The comments came from William Jacobs, a nuclear engineer the commission hired with Georgia Power Co. funds to monitor the construction. He testified that a Louisiana subcontractor making components for the reactors was new to the nuclear field and wasn’t accustomed to the requirements to document ever step in the fabrication process. He said the company had promised changes in personnel and procedures to correct the snafu, which took eight months for one of its modules that still hasn’t been shipped to the Waynesboro plant.
“It happened month after month. We would go to meetings, and they would present all the ‘new and wonderful things’ they were now doing differently, and then the next month there’d be more new and more wonderful things. Yet, no modules were arriving at the (construction) site,” he said. “It’s been a painful process.”

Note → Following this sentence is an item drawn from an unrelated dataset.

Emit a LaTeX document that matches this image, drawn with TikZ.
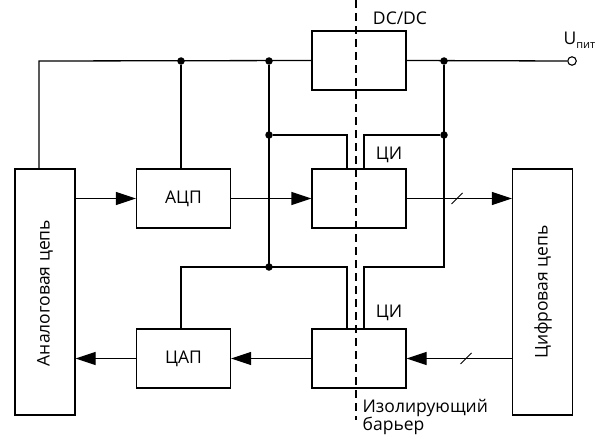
\documentclass[tikz,border=0pt]{standalone}
\usepackage{fontspec}
\setmainfont{Open Sans}
\usetikzlibrary{arrows.meta,calc}

\begin{document}
\begin{tikzpicture}[x=1pt,y=-1pt,line width=1.3pt,
    block/.style={draw,minimum width=94pt,minimum height=59pt,inner sep=0pt,font=\fontsize{17.5}{19}\selectfont},
    side/.style={draw,minimum width=60pt,minimum height=246pt,inner sep=0pt},
    junct/.style={circle,fill,inner sep=0pt,minimum size=7.5pt},
    term/.style={circle,draw,fill=white,line width=1.1pt,inner sep=0pt,minimum size=8.5pt},
    sig/.style={-{Triangle[length=20pt,width=13pt]}},
    lbl/.style={font=\fontsize{17.5}{19}\selectfont,inner sep=0pt}]
    \useasboundingbox (0,0) rectangle (607,436);

    % Side blocks
    \node[side] (analog) at (45,292) {};
    \node[side] (digital) at (542.5,292) {};
    \node[lbl,rotate=90] (analogtxt) at (45,293) {Аналоговая цепь};
    \node[lbl,rotate=90] (digitaltxt) at (543,292) {Цифровая цепь};

    % Inner blocks
    \node[block] (adc) at (183.5,198.5) {АЦП};
    \node[block] (dac) at (183.5,358.5) {ЦАП};
    \node[block] (iso1) at (359,198.5) {};
    \node[block] (iso2) at (359,358.5) {};
    \node[block] (dcdc) at (359,60.5) {};

    % Labels
    \node[lbl] (dcdctxt) at (400,18) {DC/DC};
    \node[lbl] (iso1txt) at (389,155) {ЦИ};
    \node[lbl] (iso2txt) at (389,313) {ЦИ};
    \node[lbl,align=left,anchor=north west] (bartxt) at (362,399) {Изолирующий\\[-1.5pt]барьер};

    % Supply bus
    \coordinate (busL) at (39,61);
    \node[junct] (j1) at (181,61) {};
    \node[junct] (j2) at (269,61) {};
    \node[junct] (j3) at (269,135) {};
    \coordinate (j4) at (269,267);
    \node[junct] (j4dot) at (j4) {};
    \node[junct] (j5) at (444,61) {};
    \node[junct] (j6) at (444,135) {};
    \coordinate (j7) at (444,267);
    \node[term] (vcc) at (572,61) {};
    \node[lbl,anchor=south west] (vcctxt) at (563,49) {U\raisebox{-4pt}{\fontsize{11}{12}\selectfont пит}};

    \draw (busL |- analog.north) -- (busL) -- (dcdc.west);
    \draw (dcdc.east) -- (vcc.west);
    \draw (j1) -- (j1 |- adc.north);
    \draw (j2) -- (j4);
    \draw (j4) -- (181,267) -- (dac.north -| 181,0);
    \draw (j3) -- (347,135) -- (347,169);
    \draw (j4) -- (347,267) -- (347,329);
    \draw (j5) -- (j7) -- (364,267) -- (364,329);
    \draw (j6) -- (364,135) -- (364,169);

    % Signal path
    \draw[sig] (analog.east |- adc.west) -- (adc.west);
    \draw[sig] (adc.east) -- (iso1.west);
    \draw[sig] (iso1.east) -- (digital.west |- iso1.east);
    \draw[sig] (digital.west |- iso2.east) -- (iso2.east);
    \draw[sig] (iso2.west) -- (dac.east);
    \draw[sig] (dac.west) -- (analog.east |- dac.west);

    % Bus marks
    \coordinate (m1) at (457,198.5);
    \coordinate (m2) at (466,358.5);
    \draw[line width=1pt] ($(m1)+(-5.5,5.5)$) -- ($(m1)+(5.5,-5.5)$);
    \draw[line width=1pt] ($(m2)+(-5.5,5.5)$) -- ($(m2)+(5.5,-5.5)$);

    % Isolation barrier
    \draw[line width=2.8pt,dash pattern=on 8pt off 5pt] (356,0) -- (356,420);
\end{tikzpicture}
\end{document}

He said the company has finally resolved the situation but that it delayed construction by 15 months in the meantime.
Commission Chairman Tim Echols said after eight months, the module could have simply been rebuilt with the correct records.
“Do you know how difficult it would be to stand in front of ratepayers and others and say, ‘the reason the project is over budget is because of paperwork?’” Echols said.
The commission is reviewing what Georgia Power spends every six months on construction and can block the utility from passing along expenses to customers that are “clearly imprudent.” Jacobs has pointed out delays and budget overruns, but so far the commission hasn’t disallowed any expenses. He noted that under the construction contract the utility can assess penalties on the builder for missing its schedule.
Before Jacobs’ testimony, a parade of private citizens opposed to nuclear power took turns urging the commission to halt construction to prevent customers from being saddled with the costs.
“What I understand from the testimony of Georgia Power and William Jacobs, this project is on the path of financial failure,” she said.
In related testimony earlier this month, PSC consultant Philip Hayet — an expert on cost modeling and utility industry policy — questioned Georgia Power’s forecast of $5 billion in economic benefits from the Vogtle project.
“Staff believes this figure is misleading and requires further clarification,” he wrote, noting that the $5 billion figure is from a “cost to complete analysis” but does not represent the project’s impact to ratepayers.
Issues with late delivery of components, the need to correct non-compliant rebar and other factors are lining up to create 12- to 18-month delays in completing the projects, which in turn will further reduce the perceived economic benefit to ratepayers, he said.
“The impact of the 12-month delay is a reduction in benefits of about $1 billion, while the 18-month-delay scenario results in about an additional reduction of $300 million in benefits,” he said.